» **Given request**
Write only the number of lines in the records beneath that hold "diagram".
▬▬▬▬▬▬
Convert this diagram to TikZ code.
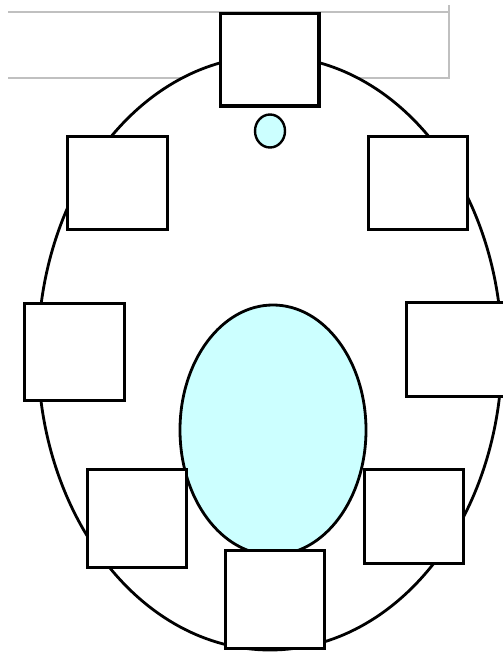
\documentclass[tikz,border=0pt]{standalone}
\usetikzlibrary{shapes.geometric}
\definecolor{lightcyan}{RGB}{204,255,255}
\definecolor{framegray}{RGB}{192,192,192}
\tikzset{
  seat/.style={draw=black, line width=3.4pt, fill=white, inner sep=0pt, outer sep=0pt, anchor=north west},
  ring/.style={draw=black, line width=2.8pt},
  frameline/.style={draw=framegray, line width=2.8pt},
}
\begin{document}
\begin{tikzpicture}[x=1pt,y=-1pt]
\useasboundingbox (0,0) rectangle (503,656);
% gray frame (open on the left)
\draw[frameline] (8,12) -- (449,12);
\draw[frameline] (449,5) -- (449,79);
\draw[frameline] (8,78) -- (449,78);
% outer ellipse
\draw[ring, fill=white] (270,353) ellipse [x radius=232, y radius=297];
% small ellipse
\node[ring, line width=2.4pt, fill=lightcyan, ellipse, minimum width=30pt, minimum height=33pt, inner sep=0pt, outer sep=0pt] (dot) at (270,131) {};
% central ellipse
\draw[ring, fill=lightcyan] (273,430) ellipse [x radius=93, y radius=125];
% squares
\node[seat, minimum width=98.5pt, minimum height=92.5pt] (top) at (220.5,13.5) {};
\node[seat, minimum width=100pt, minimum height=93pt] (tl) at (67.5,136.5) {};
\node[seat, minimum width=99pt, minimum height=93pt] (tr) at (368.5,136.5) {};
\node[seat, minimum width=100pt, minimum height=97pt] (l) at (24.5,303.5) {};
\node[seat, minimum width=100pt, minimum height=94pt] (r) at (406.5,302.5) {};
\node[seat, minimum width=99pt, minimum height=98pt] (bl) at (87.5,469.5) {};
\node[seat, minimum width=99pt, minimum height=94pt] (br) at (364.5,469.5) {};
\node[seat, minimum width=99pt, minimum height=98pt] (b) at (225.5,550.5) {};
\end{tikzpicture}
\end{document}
▬▬▬▬▬▬
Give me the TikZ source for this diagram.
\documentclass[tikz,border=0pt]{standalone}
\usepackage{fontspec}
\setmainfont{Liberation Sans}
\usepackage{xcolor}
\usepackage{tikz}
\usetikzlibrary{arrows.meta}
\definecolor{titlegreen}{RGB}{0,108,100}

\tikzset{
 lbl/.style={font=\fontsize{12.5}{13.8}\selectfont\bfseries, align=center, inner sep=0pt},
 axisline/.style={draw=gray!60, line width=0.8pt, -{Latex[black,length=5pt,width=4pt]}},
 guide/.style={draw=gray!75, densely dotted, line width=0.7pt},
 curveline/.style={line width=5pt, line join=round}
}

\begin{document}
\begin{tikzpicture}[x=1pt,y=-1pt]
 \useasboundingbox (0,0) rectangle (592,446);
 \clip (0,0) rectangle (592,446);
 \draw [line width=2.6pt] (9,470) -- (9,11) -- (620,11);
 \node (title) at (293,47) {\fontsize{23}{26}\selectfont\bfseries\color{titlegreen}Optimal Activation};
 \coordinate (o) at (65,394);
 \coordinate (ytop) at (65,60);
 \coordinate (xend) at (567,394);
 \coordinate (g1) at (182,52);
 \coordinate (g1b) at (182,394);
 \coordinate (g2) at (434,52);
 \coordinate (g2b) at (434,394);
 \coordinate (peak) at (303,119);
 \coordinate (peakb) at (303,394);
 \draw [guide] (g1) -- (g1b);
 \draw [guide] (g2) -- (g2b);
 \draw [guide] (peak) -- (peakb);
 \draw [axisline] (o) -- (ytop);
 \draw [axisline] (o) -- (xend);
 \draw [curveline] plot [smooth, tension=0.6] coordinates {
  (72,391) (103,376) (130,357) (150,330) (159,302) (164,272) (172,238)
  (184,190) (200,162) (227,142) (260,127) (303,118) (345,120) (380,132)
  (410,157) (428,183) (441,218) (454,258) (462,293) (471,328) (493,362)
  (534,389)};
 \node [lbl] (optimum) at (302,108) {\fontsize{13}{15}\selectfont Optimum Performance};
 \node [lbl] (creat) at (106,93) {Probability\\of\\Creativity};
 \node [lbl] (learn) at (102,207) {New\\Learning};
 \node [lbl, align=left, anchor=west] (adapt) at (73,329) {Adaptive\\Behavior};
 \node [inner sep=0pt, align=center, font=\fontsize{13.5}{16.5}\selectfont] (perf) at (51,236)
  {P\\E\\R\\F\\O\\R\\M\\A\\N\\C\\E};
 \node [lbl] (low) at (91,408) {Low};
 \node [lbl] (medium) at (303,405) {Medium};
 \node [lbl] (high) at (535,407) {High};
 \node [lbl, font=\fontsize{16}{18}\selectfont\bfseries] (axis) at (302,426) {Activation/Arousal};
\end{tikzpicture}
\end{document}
▬▬▬▬▬▬
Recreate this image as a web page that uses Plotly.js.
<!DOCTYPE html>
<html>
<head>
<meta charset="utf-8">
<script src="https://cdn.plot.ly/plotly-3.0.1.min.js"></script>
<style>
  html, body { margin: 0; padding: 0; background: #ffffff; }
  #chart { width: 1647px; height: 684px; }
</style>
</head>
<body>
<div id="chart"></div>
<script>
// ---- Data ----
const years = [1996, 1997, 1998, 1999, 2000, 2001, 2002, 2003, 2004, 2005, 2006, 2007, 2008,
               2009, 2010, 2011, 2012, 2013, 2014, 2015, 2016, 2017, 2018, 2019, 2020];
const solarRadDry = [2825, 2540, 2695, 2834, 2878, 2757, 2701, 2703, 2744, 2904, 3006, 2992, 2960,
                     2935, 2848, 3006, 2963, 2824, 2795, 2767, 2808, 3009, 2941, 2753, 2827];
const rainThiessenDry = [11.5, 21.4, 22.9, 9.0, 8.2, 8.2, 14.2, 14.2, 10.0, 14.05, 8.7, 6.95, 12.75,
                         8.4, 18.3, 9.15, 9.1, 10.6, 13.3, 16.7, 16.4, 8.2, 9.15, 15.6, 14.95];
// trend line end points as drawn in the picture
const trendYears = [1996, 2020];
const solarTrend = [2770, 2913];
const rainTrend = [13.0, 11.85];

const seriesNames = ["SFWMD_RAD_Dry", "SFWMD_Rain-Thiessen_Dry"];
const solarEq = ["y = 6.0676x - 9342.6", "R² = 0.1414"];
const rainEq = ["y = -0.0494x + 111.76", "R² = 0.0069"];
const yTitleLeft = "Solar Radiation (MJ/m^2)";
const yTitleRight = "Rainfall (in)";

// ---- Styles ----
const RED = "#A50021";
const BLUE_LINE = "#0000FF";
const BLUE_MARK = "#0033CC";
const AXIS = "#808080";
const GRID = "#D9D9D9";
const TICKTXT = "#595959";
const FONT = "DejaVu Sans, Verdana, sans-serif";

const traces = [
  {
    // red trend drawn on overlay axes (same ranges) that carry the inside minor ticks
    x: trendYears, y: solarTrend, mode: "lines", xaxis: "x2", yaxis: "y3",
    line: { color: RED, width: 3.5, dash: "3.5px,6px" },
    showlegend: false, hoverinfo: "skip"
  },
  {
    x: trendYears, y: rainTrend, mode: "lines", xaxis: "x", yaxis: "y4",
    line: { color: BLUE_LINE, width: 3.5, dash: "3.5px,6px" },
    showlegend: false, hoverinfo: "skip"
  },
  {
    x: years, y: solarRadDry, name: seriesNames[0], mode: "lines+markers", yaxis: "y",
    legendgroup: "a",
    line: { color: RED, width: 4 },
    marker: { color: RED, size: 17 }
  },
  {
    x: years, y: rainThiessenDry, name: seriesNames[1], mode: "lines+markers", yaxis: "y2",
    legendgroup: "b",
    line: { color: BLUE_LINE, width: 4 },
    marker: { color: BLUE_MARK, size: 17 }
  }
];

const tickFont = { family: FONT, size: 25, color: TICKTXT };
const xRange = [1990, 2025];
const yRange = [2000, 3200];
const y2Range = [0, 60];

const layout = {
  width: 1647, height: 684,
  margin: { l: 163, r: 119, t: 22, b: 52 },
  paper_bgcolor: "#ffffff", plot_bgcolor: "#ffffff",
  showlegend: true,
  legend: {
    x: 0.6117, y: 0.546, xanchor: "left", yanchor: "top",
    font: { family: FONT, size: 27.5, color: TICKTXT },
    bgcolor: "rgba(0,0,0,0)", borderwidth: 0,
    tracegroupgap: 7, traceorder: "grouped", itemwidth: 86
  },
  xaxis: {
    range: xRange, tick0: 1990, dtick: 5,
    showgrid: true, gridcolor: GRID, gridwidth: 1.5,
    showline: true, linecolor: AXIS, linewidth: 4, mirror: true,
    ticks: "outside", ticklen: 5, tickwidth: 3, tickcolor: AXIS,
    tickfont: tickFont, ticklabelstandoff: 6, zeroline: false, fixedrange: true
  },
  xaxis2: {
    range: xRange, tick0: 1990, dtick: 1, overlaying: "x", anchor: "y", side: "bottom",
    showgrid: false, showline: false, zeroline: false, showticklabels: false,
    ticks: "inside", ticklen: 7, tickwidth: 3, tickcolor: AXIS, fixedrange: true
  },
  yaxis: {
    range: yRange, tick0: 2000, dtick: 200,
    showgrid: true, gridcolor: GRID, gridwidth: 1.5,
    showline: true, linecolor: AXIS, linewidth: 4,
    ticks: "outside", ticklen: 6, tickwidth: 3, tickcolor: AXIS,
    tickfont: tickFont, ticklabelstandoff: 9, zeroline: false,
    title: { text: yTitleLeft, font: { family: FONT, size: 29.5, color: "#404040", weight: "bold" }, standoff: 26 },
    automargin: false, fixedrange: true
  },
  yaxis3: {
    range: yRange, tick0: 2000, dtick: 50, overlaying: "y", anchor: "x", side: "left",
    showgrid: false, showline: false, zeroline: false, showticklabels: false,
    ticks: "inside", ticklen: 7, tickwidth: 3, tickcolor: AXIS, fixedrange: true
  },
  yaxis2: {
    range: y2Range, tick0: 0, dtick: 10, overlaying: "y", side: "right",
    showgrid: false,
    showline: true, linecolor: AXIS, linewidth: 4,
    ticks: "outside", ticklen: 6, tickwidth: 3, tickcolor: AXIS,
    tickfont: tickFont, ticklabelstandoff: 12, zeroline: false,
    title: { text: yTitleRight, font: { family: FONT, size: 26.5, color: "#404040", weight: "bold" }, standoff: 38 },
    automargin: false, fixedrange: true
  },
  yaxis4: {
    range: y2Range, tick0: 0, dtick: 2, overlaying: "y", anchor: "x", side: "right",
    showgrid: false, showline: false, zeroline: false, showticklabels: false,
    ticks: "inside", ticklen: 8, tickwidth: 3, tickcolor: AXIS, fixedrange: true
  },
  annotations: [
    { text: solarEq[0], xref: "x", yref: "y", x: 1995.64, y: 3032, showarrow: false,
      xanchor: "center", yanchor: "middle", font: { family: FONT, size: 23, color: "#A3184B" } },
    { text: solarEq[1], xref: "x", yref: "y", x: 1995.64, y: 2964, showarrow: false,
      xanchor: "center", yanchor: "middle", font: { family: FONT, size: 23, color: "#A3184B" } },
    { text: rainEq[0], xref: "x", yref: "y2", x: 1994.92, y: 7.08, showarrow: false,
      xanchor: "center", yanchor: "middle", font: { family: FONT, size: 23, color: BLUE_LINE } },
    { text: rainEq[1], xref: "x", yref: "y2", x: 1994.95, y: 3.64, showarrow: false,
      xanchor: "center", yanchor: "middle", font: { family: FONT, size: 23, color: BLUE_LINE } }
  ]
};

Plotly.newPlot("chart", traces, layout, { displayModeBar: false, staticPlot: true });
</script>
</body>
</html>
▬▬▬▬▬▬
» **Exercise result**
2